Rodríguez takes a different approach. “You are never going to build a successful model that way,” he says. Set a low bar and you’ll end up with mediocre projects. “And it’s never going to scale, and it’s never going to create an industry, so it’s always going to stay as a cute little project that is just making us all feel really good.”
Success, Rodríguez contends, breeds competition, which creates better markets for consumers. Which means that not only would IGNIA’s investments like Barared, for instance, start to see rivals competing with their booths, but that IGNIA would get competition, too. “Once we demonstrate that this is a successful investment space, what is going to happen? There are going to be multiple firms like IGNIA, and then we’re really going to have a chance to address some of these fundamental issues, with broad access to capital for innovative business models that are trying to solve basic needs.”

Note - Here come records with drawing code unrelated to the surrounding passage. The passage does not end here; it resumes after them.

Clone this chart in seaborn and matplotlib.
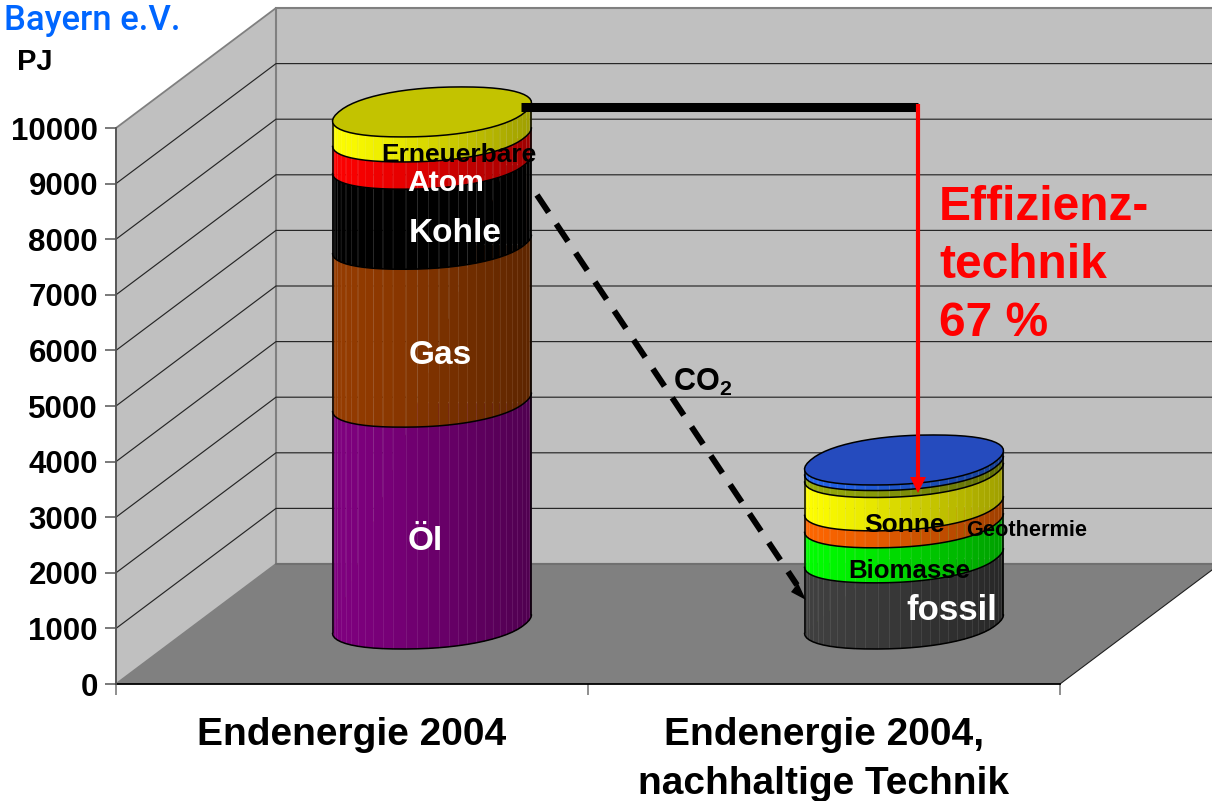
#!/usr/bin/env python3

from matplotlib import pyplot as plt
from matplotlib.colors import to_rgb
from matplotlib.patches import Polygon
import numpy as np
import pandas as pd
import seaborn as sns

# values (PJ)
categories = ["Endenergie 2004", "Endenergie 2004,\nnachhaltige Technik"]
layers_2004 = ["Öl", "Gas", "Kohle", "Atom", "Erneuerbare"]
values_2004 = [3990, 2840, 1440, 490, 450]
layers_eff = ["fossil", "Biomasse", "Geothermie", "Sonne", "Wind", "Wasser"]
values_eff = [1190, 630, 305, 600, 125, 100]
yticks = list(range(0, 11000, 1000))

colors_2004 = ["#800080", "#963C00", "#000000", "#FF0000", "#FFFF00"]
colors_eff = ["#404040", "#00FF00", "#FF6600", "#FFFF00", "#96AA0A", "#2464EB"]
top_2004 = "#C3C300"
top_eff = "#254BBE"

W, H = 1212, 801
PX_X = 472.0   # pixels per category
PX_Y = 0.0556  # pixels per PJ
DEPTH_X = 160 / PX_X
DEPTH_Y = 120 / PX_Y
HALF_W, HALF_H = 99.5, 25.0
SQUARE = 0.9   # <1 squares off the cylinder outline, like the original facets
N_FACETS = 30


def offsets(t):
    c, s = np.cos(t), np.sin(t)
    c = np.sign(c) * np.abs(c) ** SQUARE
    s = np.sign(s) * np.abs(s) ** SQUARE
    return 0.95 * c + 0.3 * s, s


_grid = np.linspace(0, 2 * np.pi, 2000)
_scale = np.abs(offsets(_grid)[0]).max()
T_LEFT = _grid[np.argmin(offsets(_grid)[0])]
T_RIGHT = _grid[np.argmax(offsets(_grid)[0])] + 2 * np.pi


def ring(t, cat, value):
    dx, dy = offsets(t)
    x = cat + DEPTH_X / 2 + dx / _scale * HALF_W / PX_X
    y = value + DEPTH_Y / 2 + dy * HALF_H / PX_Y
    return x, y


def shade(color, u):
    return np.array(to_rgb(color)) * np.interp(u, [0, 0.3, 1], [1.0, 0.92, 0.62])


def draw_cylinder(ax, cat, values, colors, top_color, bars):
    front = np.linspace(T_LEFT, T_RIGHT, N_FACETS + 1)
    full = np.linspace(0, 2 * np.pi, 2 * N_FACETS + 1)
    cum = np.concatenate([[0], np.cumsum(values)])

    bx, by = ring(front, cat, 0)
    top_x, top_y = ring(full, cat, cum[-1])
    outline = Polygon(
            np.r_[np.c_[bx, by], np.c_[top_x, top_y]],
            transform=ax.transData,
            )
    for bar in bars:
        bar.set_clip_path(outline)

    for i, color in enumerate(colors):
        for j in range(N_FACETS):
            t = front[j:j + 2]
            x0, y0 = ring(t, cat, cum[i])
            x1, y1 = ring(t[::-1], cat, cum[i + 1])
            u = (x0.mean() - bx[0]) / (bx[-1] - bx[0])
            ax.add_patch(Polygon(
                np.r_[np.c_[x0, y0], np.c_[x1, y1]],
                facecolor=shade(color, u),
                edgecolor=shade(color, u),
                lw=0.2, zorder=4, clip_on=False,
                ))
            ax.plot(
                    [x0[0], x1[1]], [y0[0], y1[1]],
                    color="white", alpha=0.1, lw=0.6, zorder=4.5,
                    clip_on=False,
                    )
        x0, y0 = ring(front, cat, cum[i])
        ax.plot(x0, y0, color="black", lw=1.1, zorder=5, clip_on=False)

    tx, ty = ring(front, cat, cum[-1])
    ax.plot(
            [bx[0], tx[0]], [by[0], ty[0]],
            color="black", lw=1.1, zorder=5, clip_on=False,
            )
    ax.plot(
            [bx[-1], tx[-1]], [by[-1], ty[-1]],
            color="black", lw=1.1, zorder=5, clip_on=False,
            )
    ax.add_patch(Polygon(
        np.c_[top_x, top_y], facecolor=top_color, edgecolor="black",
        lw=1.1, zorder=6, clip_on=False,
        ))


def main():
    sns.set_theme(style="white")
    plt.rcParams["font.family"] = ["Liberation Sans", "DejaVu Sans"]
    plt.rcParams["text.color"] = "black"
    plt.rcParams["mathtext.fontset"] = "custom"
    plt.rcParams["mathtext.bf"] = "Liberation Sans:bold"

    fig = plt.figure(figsize=(W / 100, H / 100), dpi=100)
    ax = fig.add_axes([116 / W, (H - 684) / H, 944 / W, 556 / H])
    ax.patch.set_alpha(0)

    # stacked base bars, tallest layer first
    rows = []
    pos = [DEPTH_X / 2, 1 + DEPTH_X / 2]
    for p, layers, values, colors in [
            (pos[0], layers_2004, values_2004, colors_2004),
            (pos[1], layers_eff, values_eff, colors_eff),
            ]:
        cum = np.cumsum(values)
        for layer, c, col in list(zip(layers, cum, colors))[::-1]:
            rows.append({
                "pos": p, "top": c + DEPTH_Y / 2,
                "layer": f"{p}-{layer}", "col": col,
                })
    df = pd.DataFrame(rows)
    sns.barplot(
            data=df, x="pos", y="top", hue="layer",
            hue_order=list(df["layer"]),
            palette=dict(zip(df["layer"], df["col"])),
            dodge=False, native_scale=True, width=199 / PX_X,
            legend=False, errorbar=None, ax=ax, saturation=1, zorder=3,
            )
    bars = [b for b in ax.patches]
    n_first = len(layers_2004)

    ax.set_xlim(-0.5, 1.5)
    ax.set_ylim(0, 10000)

    # walls and floor
    x0, x1 = -0.5, 1.5
    ax.add_patch(Polygon(
        [(x0, 0), (x0 + DEPTH_X, DEPTH_Y), (x0 + DEPTH_X, 10000 + DEPTH_Y), (x0, 10000)],
        facecolor="#C0C0C0", edgecolor="#808080", lw=1.3, zorder=0, clip_on=False,
        ))
    ax.add_patch(Polygon(
        [(x0 + DEPTH_X, DEPTH_Y), (x1 + DEPTH_X, DEPTH_Y),
         (x1 + DEPTH_X, 10000 + DEPTH_Y), (x0 + DEPTH_X, 10000 + DEPTH_Y)],
        facecolor="#C0C0C0", edgecolor="#808080", lw=1.5, zorder=0, clip_on=False,
        ))
    ax.add_patch(Polygon(
        [(x0, 0), (x1, 0), (x1 + DEPTH_X, DEPTH_Y), (x0 + DEPTH_X, DEPTH_Y)],
        facecolor="#808080", edgecolor="none", zorder=1, clip_on=False,
        ))
    ax.plot(
            [x1, x1 + DEPTH_X], [0, DEPTH_Y],
            color="#202020", lw=0.8, zorder=1.5, clip_on=False,
            )
    ax.plot(
            [x0 + DEPTH_X, x1 + DEPTH_X], [DEPTH_Y, DEPTH_Y],
            color="#707070", lw=1.5, zorder=1.5, clip_on=False,
            )
    for v in yticks[1:-1]:
        ax.plot(
                [x0, x0 + DEPTH_X, x1 + DEPTH_X],
                [v, v + DEPTH_Y, v + DEPTH_Y],
                color="#262626", lw=0.85, zorder=0.5, clip_on=False,
                )

    draw_cylinder(ax, 0, values_2004, colors_2004, top_2004, bars[:n_first])
    draw_cylinder(ax, 1, values_eff, colors_eff, top_eff, bars[n_first:])

    # axes
    sns.despine(ax=ax, top=True, right=True)
    ax.spines["left"].set(color="#555555", linewidth=1.3)
    ax.spines["bottom"].set(color="black", linewidth=1.3, zorder=2)
    ax.set_xlabel("")
    ax.set_ylabel("")
    ax.set_yticks(yticks)
    ax.tick_params(
            axis="y", left=True, length=8, width=1.1, color="#555555", pad=5,
            labelsize=22.5, labelcolor="black",
            )
    for label in ax.get_yticklabels():
        label.set_fontweight("bold")
    ax.set_xticks([-0.5, 0.5, 1.5], labels=[])
    ax.set_xticks([0, 1], labels=categories, minor=True)
    ax.tick_params(axis="x", which="major", bottom=True, length=8, width=1.1, color="#707070")
    ax.tick_params(
            axis="x", which="minor", bottom=False, length=0, pad=23.7,
            labelsize=28, labelcolor="black",
            )
    for label in ax.get_xticklabels(minor=True):
        label.set_fontweight("bold")
        label.set_linespacing(1.48)

    # overlay in picture pixels for labels and arrows
    ov = fig.add_axes([0, 0, 1, 1], zorder=10)
    ov.set_xlim(0, W)
    ov.set_ylim(H, 0)
    ov.axis("off")

    ov.text(
            4, 30, "Bayern e.V.", color="#0066FF", fontsize=25,
            family="Roboto", fontweight="medium", va="baseline",
            )
    ov.text(17, 62, "PJ", fontsize=21, fontweight="bold", va="center")

    labels = [
            ("Erneuerbare", 459, 155, 19, "black"),
            ("Atom", 446, 183, 21.7, "white"),
            ("Kohle", 455, 233, 24, "white"),
            ("Gas", 440, 355, 24, "white"),
            ("Öl", 425, 541, 24, "white"),
            ("Sonne", 905, 525, 19, "black"),
            ("Geothermie", 1027, 531, 15.7, "black"),
            ("Biomasse", 909, 571, 18.6, "black"),
            ("fossil", 952, 611, 25, "white"),
            ]
    for text, x, y, size, color in labels:
        ov.text(
                x, y, text, ha="center", va="center", fontsize=size,
                fontweight="bold", color=color,
                )

    for i, text in enumerate(["Effizienz-", "technik", "67 %"]):
        ov.text(
                939, 208 + 58 * i, text, color="#FF0000", fontsize=34.5,
                fontweight="bold", va="center",
                )
    ov.text(673, 382, r"$\mathbf{CO_2}$", fontsize=22, va="center")

    # arrows
    ov.plot([521, 918], [107, 107], color="black", lw=6.5, solid_capstyle="butt")
    ov.plot([918, 918], [104, 480], color="#FF0000", lw=3, solid_capstyle="butt")
    ov.add_patch(Polygon([(910, 477), (926, 477), (918, 493)], facecolor="#FF0000", edgecolor="none"))
    ov.plot(
            [537, 797], [195, 585], color="black", lw=4.3,
            dashes=(3.5, 2.33), dash_capstyle="butt",
            )
    ov.add_patch(Polygon([(791, 592), (798, 583), (806, 600)], facecolor="black", edgecolor="none"))

    plt.savefig("out.png", dpi=100)


if __name__ == "__main__":
    main()
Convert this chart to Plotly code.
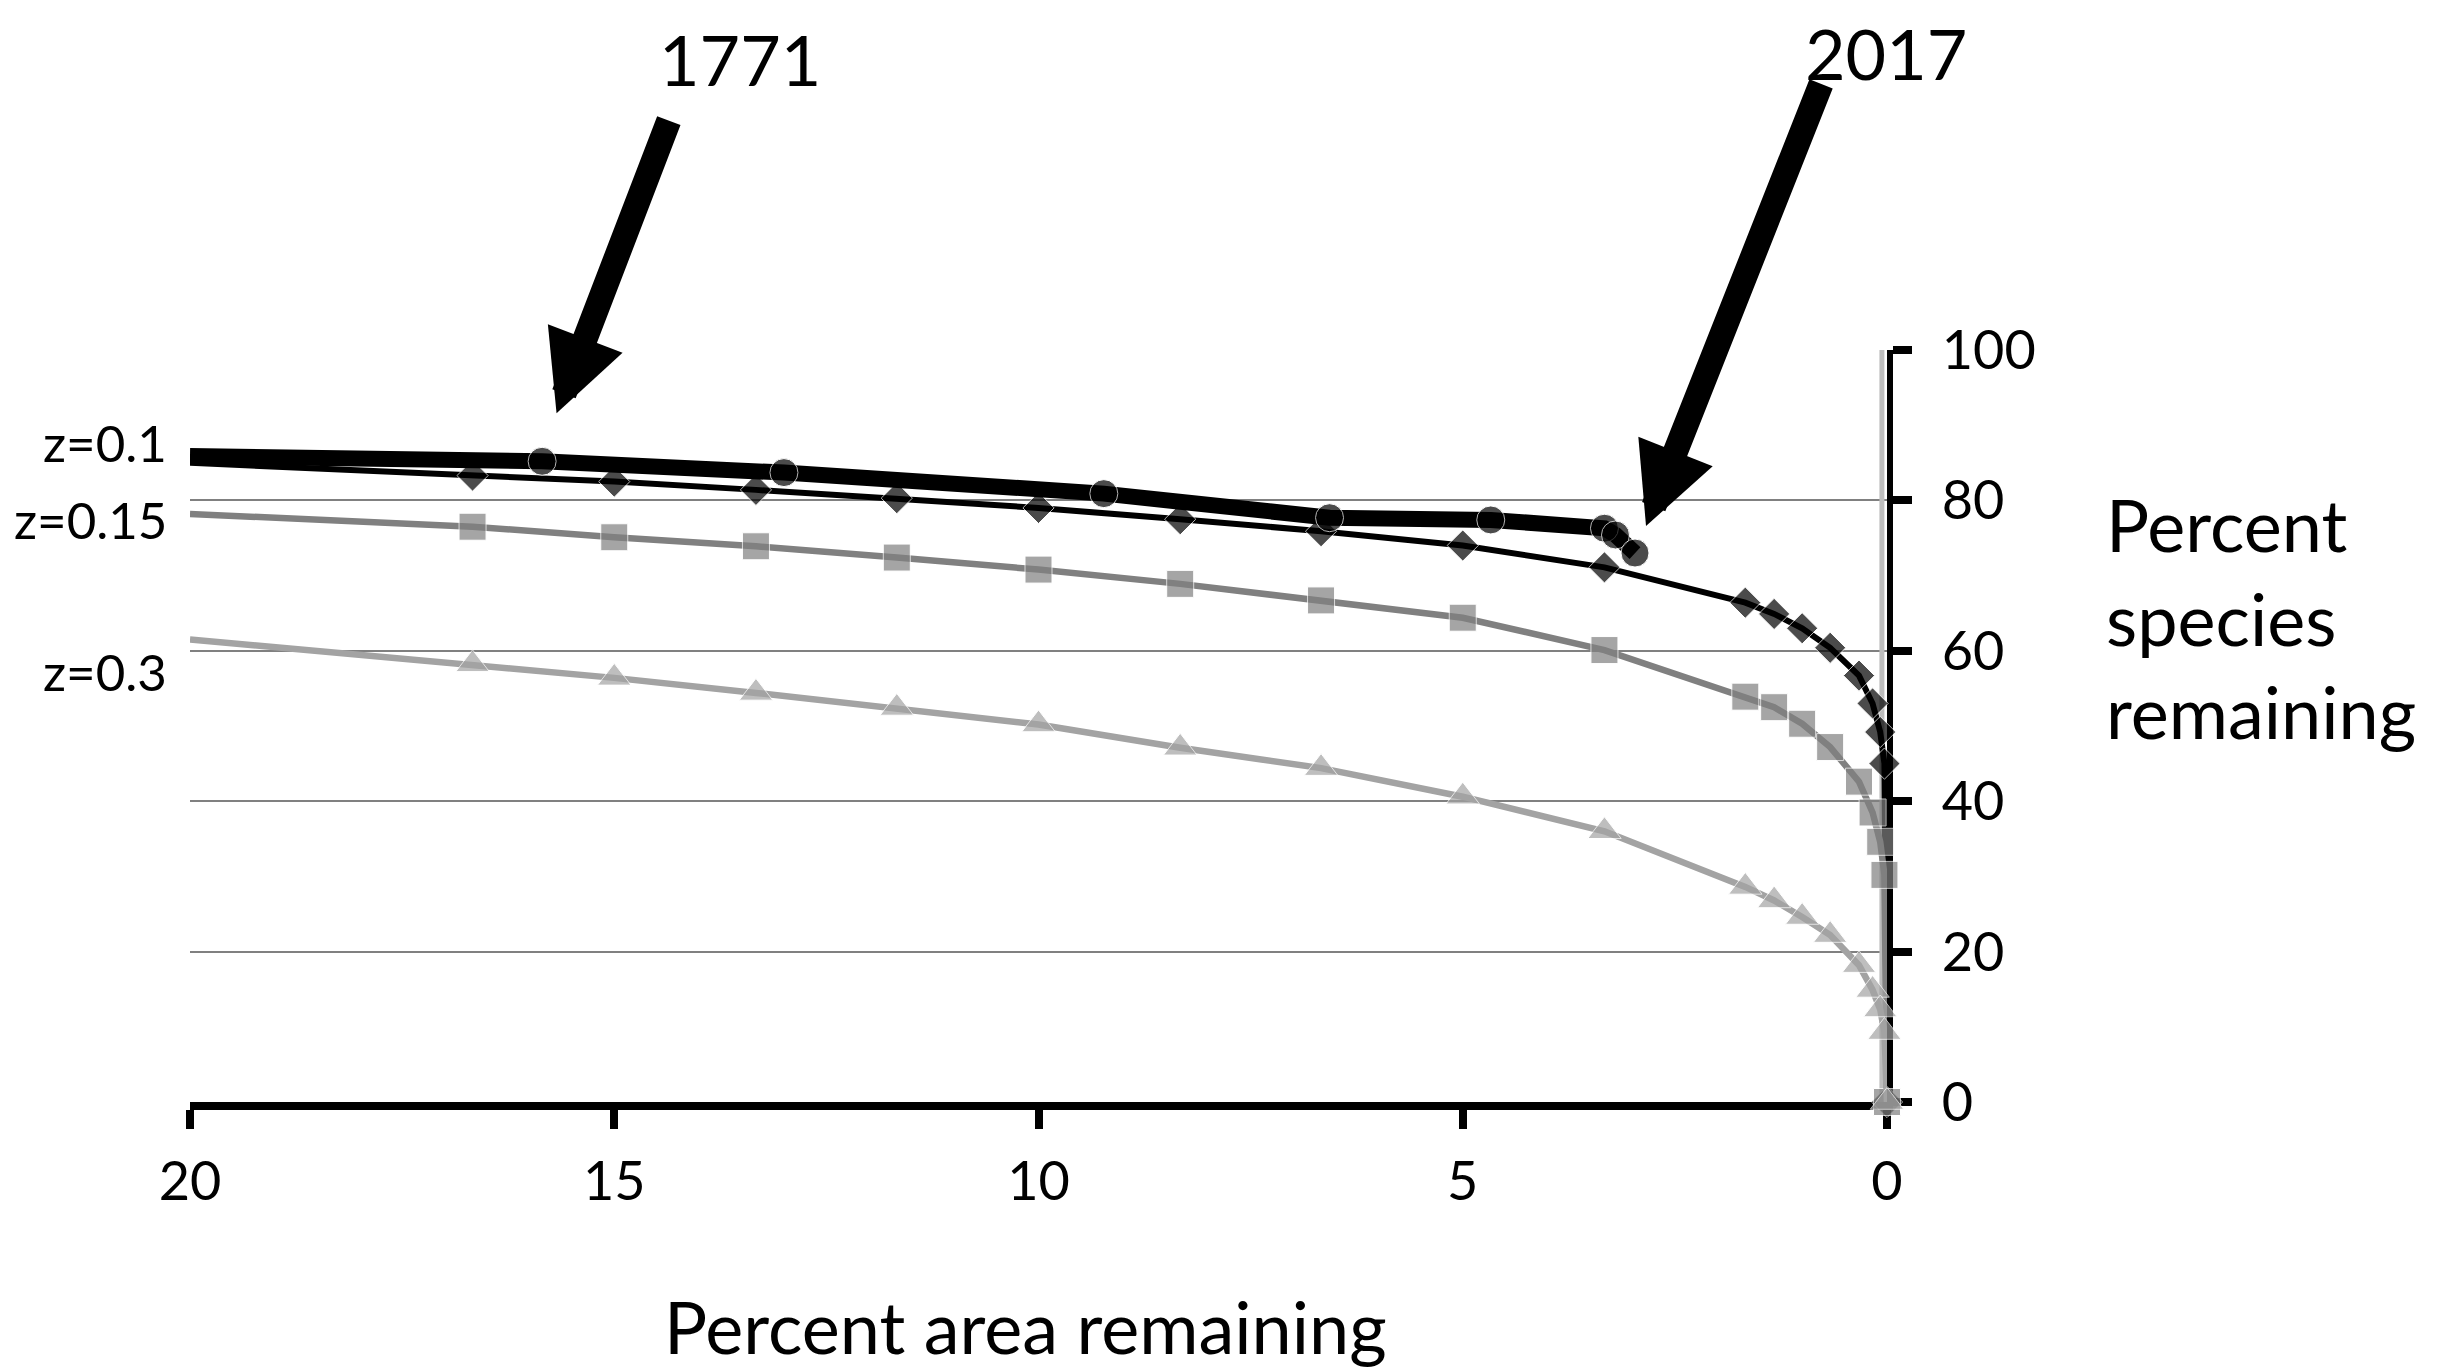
import plotly.graph_objects as go

font_family = 'Lato'

# percent area remaining (x) for the three z curves
area_pct = [20, 16.67, 15, 13.33, 11.67, 10, 8.33, 6.67, 5, 3.33,
            1.67, 1.33, 1.0, 0.67, 0.33, 0.17, 0.08, 0.03, 0]

# percent species remaining for each z
species_z01 = [85.0, 83.3, 82.5, 81.4, 80.3, 79.0, 77.5, 75.9, 74.0, 71.1,
               66.4, 64.9, 63.0, 60.4, 56.7, 53.0, 49.2, 45.0, 0]
species_z015 = [78.2, 76.5, 75.1, 73.9, 72.4, 70.8, 68.9, 66.7, 64.4, 60.1,
                53.9, 52.5, 50.3, 47.2, 42.6, 38.5, 34.6, 30.2, 0]
species_z03 = [61.5, 58.2, 56.4, 54.4, 52.4, 50.2, 47.1, 44.4, 40.6, 36.0,
               28.6, 26.8, 24.6, 22.2, 18.2, 14.9, 12.3, 9.3, 0]

# historical path 1771 -> 2017
hist_area = [20, 15.85, 13.0, 9.23, 6.57, 4.67, 3.33, 3.2, 2.97]
hist_species = [85.9, 85.2, 83.7, 80.9, 77.7, 77.4, 76.3, 75.4, 73.0]

# light grey line at the right edge
edge_x = [0.06, 0.06]
edge_y = [0, 100]

z_labels = ['z=0.1', 'z=0.15', 'z=0.3']
x_ticks = [20, 15, 10, 5, 0]
y_ticks = [0, 20, 40, 60, 80, 100]

fig = go.Figure()

fig.add_trace(go.Scatter(x=edge_x, y=edge_y, mode='lines',
                         line=dict(color='#BDBDBD', width=5),
                         hoverinfo='skip', cliponaxis=False))

fig.add_trace(go.Scatter(x=area_pct, y=species_z01, mode='lines+markers', name='z=0.1',
                         line=dict(color='black', width=6),
                         marker=dict(symbol='diamond', size=[0] + [24] * (len(area_pct) - 1),
                                     color='black'),
                         cliponaxis=False))

fig.add_trace(go.Scatter(x=area_pct, y=species_z015, mode='lines+markers', name='z=0.15',
                         line=dict(color='#808080', width=6.5),
                         marker=dict(symbol='square', size=[0] + [27] * (len(area_pct) - 1),
                                     color='#808080'),
                         cliponaxis=False))

fig.add_trace(go.Scatter(x=area_pct, y=species_z03, mode='lines+markers', name='z=0.3',
                         line=dict(color='#A3A3A3', width=6.5),
                         marker=dict(symbol='triangle-up', size=[0] + [29] * (len(area_pct) - 1),
                                     color='#A3A3A3'),
                         cliponaxis=False))

fig.add_trace(go.Scatter(x=hist_area, y=hist_species, mode='lines+markers', name='1771-2017',
                         line=dict(color='black', width=16),
                         marker=dict(symbol='circle', size=[0] + [28] * (len(hist_area) - 1),
                                     color='black'),
                         cliponaxis=False))

fig.update_layout(
    width=2441, height=1369,
    margin=dict(l=182, r=562, t=342, b=275),
    paper_bgcolor='white', plot_bgcolor='white',
    showlegend=False,
    font=dict(family=font_family, color='black', size=54),
)

fig.update_xaxes(range=[20, 0], tickvals=x_ticks, ticks='outside', ticklen=19, tickwidth=8,
                 tickcolor='black', showline=True, linewidth=8, linecolor='black',
                 showgrid=False, zeroline=False, ticklabelstandoff=6,
                 tickfont=dict(size=54), layer='below traces')

fig.update_yaxes(range=[0, 100], tickvals=y_ticks, side='right', ticks='outside', ticklen=19,
                 tickwidth=8, tickcolor='black', showline=True, linewidth=6, linecolor='black',
                 showgrid=True, gridcolor='#808080', gridwidth=2, zeroline=False,
                 ticklabelstandoff=19, tickfont=dict(size=54), layer='below traces')

# axis titles
fig.add_annotation(text='Percent area remaining', xref='paper', yref='paper',
                   x=0.4925, y=-0.298, xanchor='center', yanchor='middle',
                   showarrow=False, font=dict(size=72))
fig.add_annotation(text='Percent<br>species<br>remaining', xref='paper', yref='paper',
                   x=1.128, y=0.644, xanchor='left', yanchor='middle', align='left',
                   showarrow=False, font=dict(size=72))

# curve labels
for label, ypos in zip(z_labels, [0.877, 0.775, 0.573]):
    fig.add_annotation(text=label, xref='paper', yref='paper', x=-0.0125, y=ypos,
                       xanchor='right', yanchor='middle', showarrow=False,
                       font=dict(size=51))

# year labels and arrows
fig.add_annotation(text='1771', xref='paper', yref='paper', x=0.324, y=1.387,
                   xanchor='center', yanchor='middle', showarrow=False, font=dict(size=70))
fig.add_annotation(text='2017', xref='paper', yref='paper', x=0.9994, y=1.454,
                   xanchor='center', yanchor='top', showarrow=False, font=dict(size=70))

fig.add_annotation(text='', x=15.68, y=91.6, ax=14.35, ay=130.7,
                   xref='x', yref='y', axref='x', ayref='y',
                   showarrow=True, arrowhead=2, arrowwidth=25, arrowsize=0.64,
                   arrowcolor='black')
fig.add_annotation(text='', x=2.84, y=76.6, ax=0.77, ay=135.6,
                   xref='x', yref='y', axref='x', ayref='y',
                   showarrow=True, arrowhead=2, arrowwidth=25, arrowsize=0.64,
                   arrowcolor='black')

fig.write_html("out.html")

That is the difference, Chu says, between IGNIA and a VC firm. “Our ultimate goal is improving society. If it were just to make money, we’d do things like try to delay competition,” he says. “And if [improving society] is the ultimate goal, you need to create industries. And if you want to create industries, you better have high returns.”
Chu and Rodríguez know that the only thing that will end the internal debate and push impact investing into the mainstream is results. So they need something big to hit that will make everyone sit up and take notice. They need Barared to become the next Intel.